THE PROBLEM
Look through the material below. Copy each line that contains the string "seaborn".

DATA EXCERPTS
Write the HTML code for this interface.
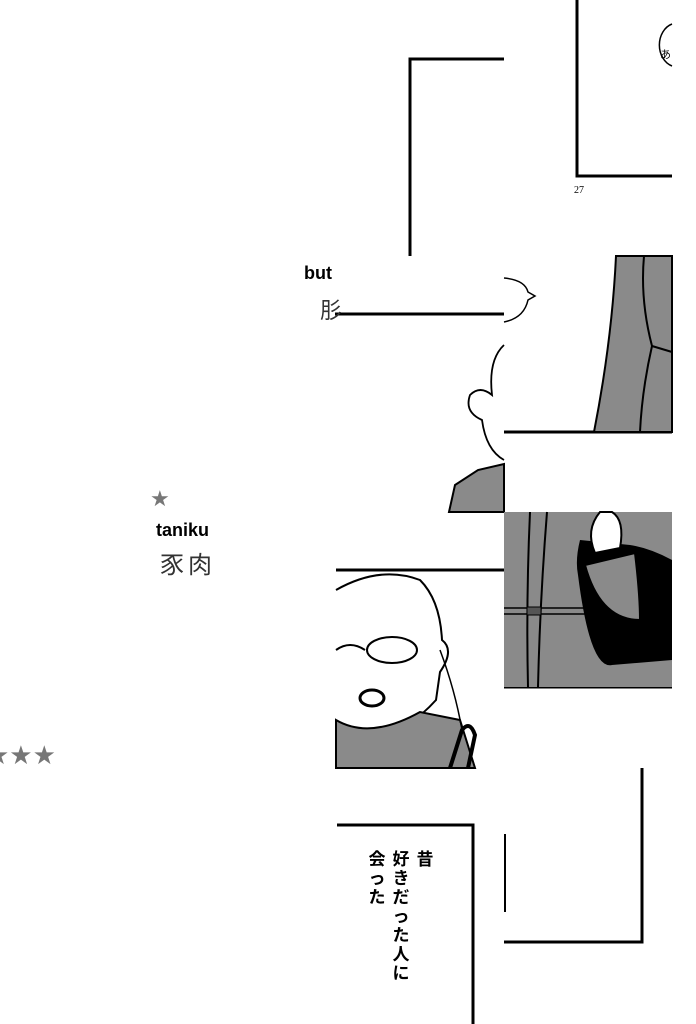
<!DOCTYPE html>
<html><head><meta charset="utf-8"><style>
html,body{margin:0;padding:0;background:#fff;width:696px;height:1024px;overflow:hidden}
svg{display:block}
.jp{font-family:"Liberation Sans","Noto Sans CJK JP",sans-serif}
</style></head><body>
<svg width="696" height="1024" viewBox="0 0 696 1024" xmlns="http://www.w3.org/2000/svg">
<rect width="696" height="1024" fill="#fff"/>
<g stroke="#000" stroke-width="3" fill="none">
<polyline points="577,0 577,176 672,176"/>
<polyline points="410,256 410,59 504,59"/>
<line x1="335" y1="314" x2="504" y2="314"/>
<line x1="504" y1="432" x2="672" y2="432"/>
<line x1="336" y1="570" x2="504" y2="570"/>
<line x1="504" y1="687" x2="672" y2="687"/>
<polyline points="337,825 473,825 473,1024"/>
<polyline points="642,768 642,942 504,942"/>
<line x1="505" y1="834" x2="505" y2="912" stroke-width="2"/>
</g>
<path d="M672,24 A18,22 0 0 0 672,66" stroke="#000" stroke-width="1.5" fill="none"/>
<text x="660" y="58" font-size="11" class="jp">あ</text>
<text x="574" y="193" font-size="10" font-family="Liberation Serif">27</text>
<path d="M504,278 Q525,280 528,292 L535,296 L528,300 Q524,318 504,322" stroke="#000" stroke-width="1.5" fill="#fff"/>
<svg x="300" y="256" width="36" height="40"><text x="4" y="23" font-size="18" font-weight="bold" font-family="Liberation Sans">but</text></svg>
<text x="320" y="318" font-size="22" class="jp" fill="#333">肜</text>
<text x="150" y="506" font-size="22" fill="#777">★</text>
<text x="156" y="536" font-size="18" font-weight="bold" font-family="Liberation Sans">taniku</text>
<text x="160" y="573" font-size="24" class="jp" fill="#333" letter-spacing="4">豕肉</text>
<text x="-14" y="764" font-size="26" fill="#777">★★★</text>
<path d="M616,256 L672,256 L672,432 L594,432 Q612,340 616,256Z" fill="#8a8a8a" stroke="#000" stroke-width="2"/>
<path d="M644,256 Q640,300 652,346 Q642,390 640,432" stroke="#000" stroke-width="2" fill="none"/>
<path d="M652,346 L672,352" stroke="#000" stroke-width="2"/>
<path d="M504,345 Q488,360 492,395 Q480,385 470,395 Q464,412 482,420 Q486,450 504,460" stroke="#000" stroke-width="1.8" fill="none"/>
<path d="M449,512 L455,485 L478,470 L504,464 L504,512Z" fill="#8a8a8a" stroke="#000" stroke-width="2"/>
<rect x="504" y="512" width="168" height="175" fill="#8a8a8a"/>
<path d="M530,512 Q526,600 528,687 M547,512 Q540,600 538,687" stroke="#000" stroke-width="2" fill="none"/>
<path d="M504,608 L650,608 M504,614 L650,614" stroke="#000" stroke-width="1.5"/>
<rect x="527" y="607" width="14" height="8" fill="#555" stroke="#000"/>
<path d="M580,540 Q575,560 578,575 Q590,670 612,665 L672,660 L672,560 Q650,548 630,545 Z" fill="#000"/>
<path d="M600,512 Q585,530 595,553 L620,548 Q625,520 612,512Z" fill="#fff" stroke="#000" stroke-width="2"/>
<path d="M585,565 L635,553 Q640,595 640,620 Q600,620 585,565Z" fill="#8a8a8a" stroke="#000" stroke-width="2"/>
<path d="M336,590 Q380,565 420,580 Q440,600 442,640 Q455,650 440,672 L436,700 Q400,740 360,735 L336,735" stroke="#000" stroke-width="2" fill="none"/>
<ellipse cx="392" cy="650" rx="25" ry="13" stroke="#000" stroke-width="2" fill="none"/>
<path d="M336,650 Q350,640 365,650" stroke="#000" stroke-width="2" fill="none"/>
<ellipse cx="372" cy="698" rx="12" ry="8" stroke="#000" stroke-width="3" fill="#fff"/>
<path d="M336,720 Q370,740 420,712 L460,720 L475,768 L336,768Z" fill="#8a8a8a" stroke="#000" stroke-width="2"/>
<path d="M450,768 L462,730 Q470,720 475,735 L468,768" stroke="#000" stroke-width="4" fill="none"/>
<path d="M440,650 Q455,690 462,730" stroke="#000" stroke-width="1.5" fill="none"/>
<g class="jp" font-size="17" font-weight="bold" fill="#000" text-anchor="middle">
<text x="425" y="865">昔</text>
<text x="401" y="865">好</text><text x="401" y="884">き</text><text x="401" y="903">だ</text><text x="401" y="922">っ</text><text x="401" y="941">た</text><text x="401" y="960">人</text><text x="401" y="979">に</text>
<text x="377" y="865">会</text><text x="377" y="884">っ</text><text x="377" y="903">た</text>
</g>
</svg>
</body></html>
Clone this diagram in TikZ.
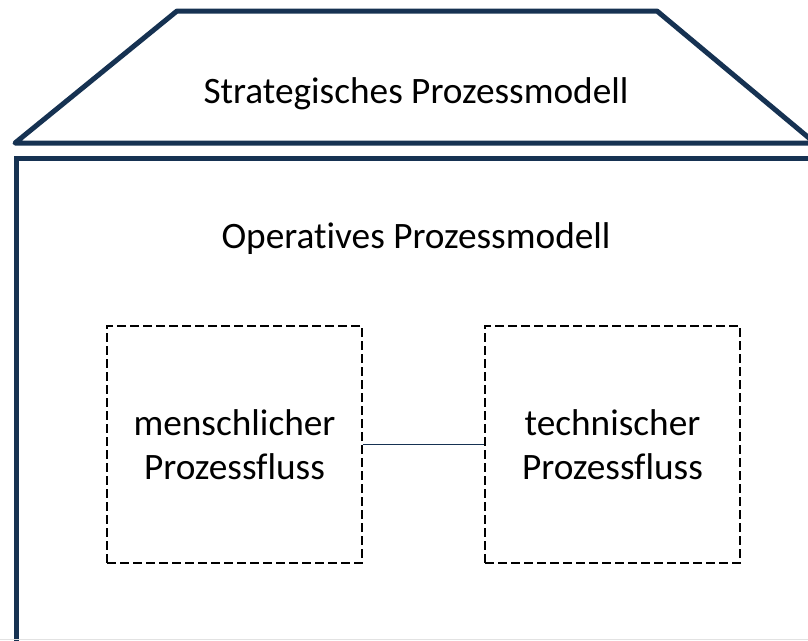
\documentclass[tikz,border=0pt]{standalone}
\usepackage{fontspec}
\setmainfont{Carlito}[Ligatures=NoCommon]
\definecolor{navy}{RGB}{22,50,82}
\definecolor{edgegray}{RGB}{226,226,226}
\begin{document}
\begin{tikzpicture}[x=1pt,y=-1pt,
  housewall/.style={draw=navy,line width=5pt},
  flowbox/.style={draw=black,line width=1.4pt,dash pattern=on 9pt off 4pt,
    minimum width=255pt,minimum height=237pt,inner sep=0pt,
    align=center,font=\fontsize{37.3}{44}\selectfont},
  title/.style={font=\fontsize{37.3}{44}\selectfont,text=black},
  link/.style={draw=navy,line width=1.5pt}]
\useasboundingbox (0,0) rectangle (808,640);
\clip (0,0) rectangle (808,640);
% roof
\draw[housewall,line join=round] (177,11) -- (657,11) -- (815,143) -- (15,143) -- cycle;
\node[title] (strat) at (416,94) {Strategisches Prozessmodell};
% body
\draw[housewall] (16.5,680) -- (16.5,158) -- (840,158);
\node[title] (oper) at (416,239) {Operatives Prozessmodell};
% process flows
\node[flowbox] (human) at (234.5,444.5) {menschlicher\\Prozessfluss};
\node[flowbox] (tech) at (612.5,444.5) {technischer\\Prozessfluss};
\draw[link] (human.east) -- (tech.west);
% thin frame line along the lower edge
\draw[edgegray,line width=1pt] (0,639.5) -- (808,639.5);
\end{tikzpicture}
\end{document}
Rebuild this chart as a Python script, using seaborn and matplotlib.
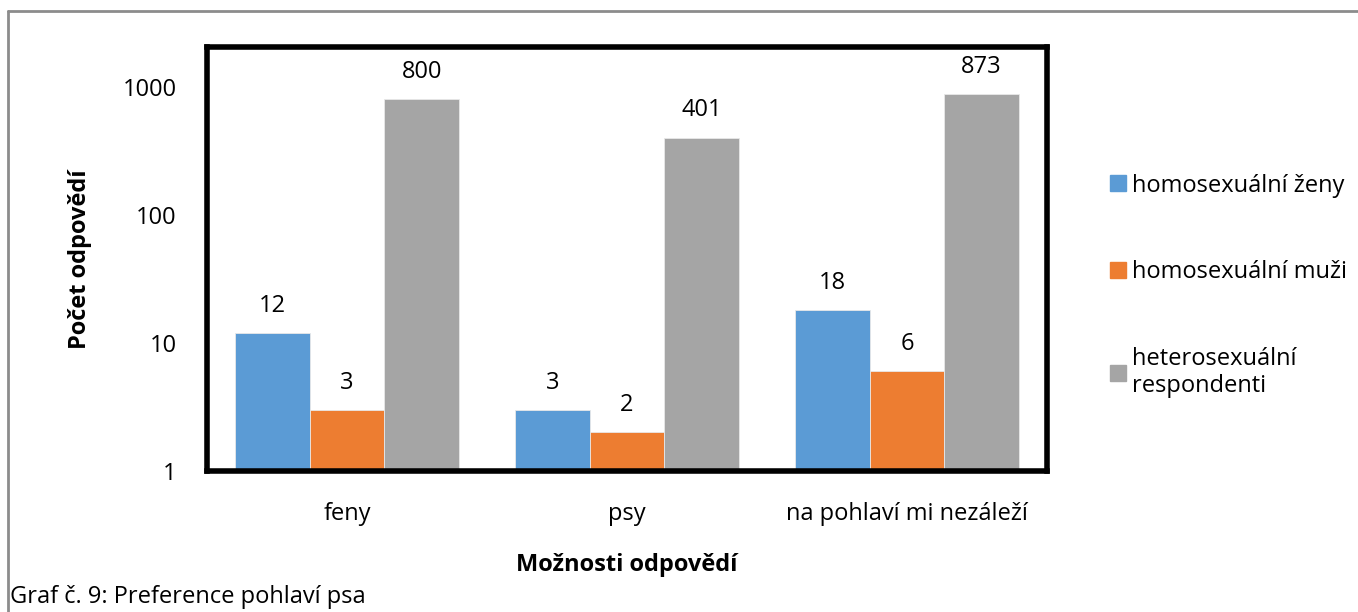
import pandas as pd
import matplotlib.pyplot as plt
import seaborn as sns
from matplotlib.lines import Line2D

categories = ["feny", "psy", "na pohlaví mi nezáleží"]
groups = ["homosexuální ženy", "homosexuální muži", "heterosexuální\nrespondenti"]
zeny = [12, 3, 18]
muzi = [3, 2, 6]
hetero = [800, 401, 873]
colors = ["#5B9BD5", "#ED7D31", "#A5A5A5"]
yticks = [1, 10, 100, 1000]

df = pd.DataFrame({
    "kategorie": categories * 3,
    "skupina": [groups[0]] * 3 + [groups[1]] * 3 + [groups[2]] * 3,
    "pocet": zeny + muzi + hetero,
})

sns.set_style("white")
plt.rcParams["font.family"] = ["Open Sans", "DejaVu Sans"]
plt.rcParams["text.color"] = "black"
plt.rcParams["axes.labelcolor"] = "black"
plt.rcParams["xtick.color"] = "black"
plt.rcParams["ytick.color"] = "black"

fig = plt.figure(figsize=(13.58, 6.12), dpi=100)
ax = fig.add_axes([207 / 1358, 1 - 471 / 612, 840 / 1358, 424 / 612])

sns.barplot(data=df, x="kategorie", y="pocet", hue="skupina", palette=colors,
            saturation=1, width=0.8, ax=ax, edgecolor="#e8e8e8", linewidth=0.6,
            legend=False)
ax.set_yscale("log")

ax.set_ylim(1, 2050)
ax.set_yticks(yticks)
ax.set_yticklabels([str(t) for t in yticks])
ax.minorticks_off()
ax.tick_params(axis="y", labelsize=17, length=0, pad=22)
ax.tick_params(axis="x", labelsize=17, length=0, pad=22)
for s in ax.spines.values():
    s.set_visible(True)
    s.set_color("black")
    s.set_linewidth(4)

for cont in ax.containers:
    ax.bar_label(cont, fmt="%g", padding=11, fontsize=17)

ax.set_xlabel("Možnosti odpovědí", fontsize=17, fontweight="bold", labelpad=20)
ax.set_ylabel("Počet odpovědí", fontsize=17, fontweight="bold", labelpad=22)

handles = [Line2D([], [], marker="s", linestyle="none", markersize=11,
                  markerfacecolor=c, markeredgecolor=c) for c in colors]
ax.legend(handles, groups, loc="center left", bbox_to_anchor=(1085 / 1358, 1 - 286 / 612),
          bbox_transform=fig.transFigure, frameon=False, fontsize=17,
          labelspacing=2.65, handletextpad=0.1, handlelength=1.0)

fig.add_artist(Line2D([8 / 1358, 1], [1 - 11 / 612, 1 - 11 / 612],
                      transform=fig.transFigure, color="#8c8c8c", linewidth=2))
fig.add_artist(Line2D([8 / 1358, 8 / 1358], [0, 1 - 11 / 612],
                      transform=fig.transFigure, color="#8c8c8c", linewidth=2))
fig.text(10 / 1358, 1 - 597 / 612, "Graf č. 9: Preference pohlaví psa",
         fontsize=17, va="center", ha="left")

fig.savefig("out.png", dpi=100)
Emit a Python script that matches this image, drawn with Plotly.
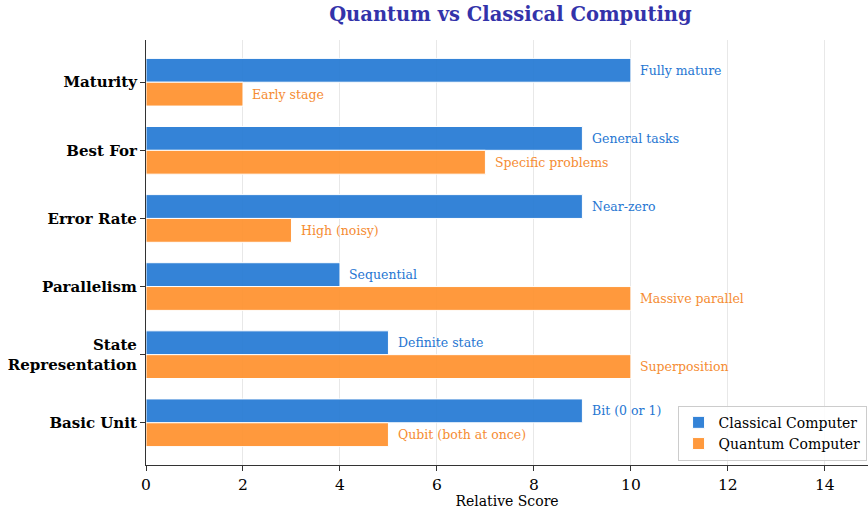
import plotly.graph_objects as go

# Comparison aspects, listed bottom to top
categories = ["Basic Unit", "State<br>Representation", "Parallelism",
              "Error Rate", "Best For", "Maturity"]
classical_scores = [9, 5, 4, 9, 9, 10]
quantum_scores = [5, 10, 10, 3, 7, 2]
classical_notes = ["Bit (0 or 1)", "Definite state", "Sequential",
                   "Near-zero", "General tasks", "Fully mature"]
quantum_notes = ["Qubit (both at once)", "Superposition", "Massive parallel",
                 "High (noisy)", "Specific problems", "Early stage"]
x_ticks = [0, 2, 4, 6, 8, 10, 12, 14]

BLUE = "rgb(42,125,213)"
ORANGE = "rgb(255,148,51)"
BLUE_TXT = "rgb(38,118,210)"
ORANGE_TXT = "rgb(245,140,50)"
FONT = "DejaVu Serif"
bar_h = 0.35

pos = list(range(len(categories)))
fig = go.Figure()
fig.add_trace(go.Bar(
    name="Classical Computer", orientation="h",
    x=classical_scores, y=[p + bar_h / 2 for p in pos], width=bar_h,
    marker=dict(color=BLUE, line=dict(color="white", width=1)), opacity=0.95,
))
fig.add_trace(go.Bar(
    name="Quantum Computer", orientation="h",
    x=quantum_scores, y=[p - bar_h / 2 for p in pos], width=bar_h,
    marker=dict(color=ORANGE, line=dict(color="white", width=1)), opacity=0.95,
))

for p, v, t in zip(pos, classical_scores, classical_notes):
    fig.add_annotation(x=v + 0.15, y=p + bar_h / 2, text=t, showarrow=False,
                       xanchor="left", yanchor="middle",
                       font=dict(family=FONT, size=12.5, color=BLUE_TXT))
for p, v, t in zip(pos, quantum_scores, quantum_notes):
    fig.add_annotation(x=v + 0.15, y=p - bar_h / 2, text=t, showarrow=False,
                       xanchor="left", yanchor="middle",
                       font=dict(family=FONT, size=12.5, color=ORANGE_TXT))

fig.update_layout(
    width=868, height=509,
    margin=dict(l=146, r=0, t=40, b=44),
    plot_bgcolor="white", paper_bgcolor="white",
    barmode="overlay",
    font=dict(family=FONT, color="black"),
    title=dict(text="<b>Quantum vs Classical Computing</b>", x=0.588, xanchor="center",
               y=0.972, yanchor="middle",
               font=dict(family=FONT, size=19.5, color="rgb(51,51,170)")),
    xaxis=dict(range=[0, 14.89], tickvals=x_ticks, ticks="outside", ticklen=5,
               tickcolor="#333", showline=True, linecolor="#333", linewidth=1.2,
               showgrid=True, gridcolor="rgba(0,0,0,0.09)", gridwidth=1,
               zeroline=False, tickfont=dict(size=15.5),
               title=dict(text="Relative Score", font=dict(size=14), standoff=6)),
    yaxis=dict(range=[-0.62, 5.62], tickvals=pos, ticktext=[f"<b>{c}</b>" for c in categories],
               ticks="outside", ticklen=5, tickcolor="#333", showline=True,
               linecolor="#333", linewidth=1.2, showgrid=False, zeroline=False,
               tickfont=dict(size=15)),
    legend=dict(x=0.998, y=0.01, xanchor="right", yanchor="bottom",
                bgcolor="rgba(255,255,255,0.85)", bordercolor="#cccccc", borderwidth=1,
                font=dict(family=FONT, size=14), traceorder="normal",
                tracegroupgap=0, itemwidth=30),
)

fig.write_html("out.html")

TASK OUTPUT
Rebuild this chart as a Python script, using seaborn and matplotlib.
import seaborn as sns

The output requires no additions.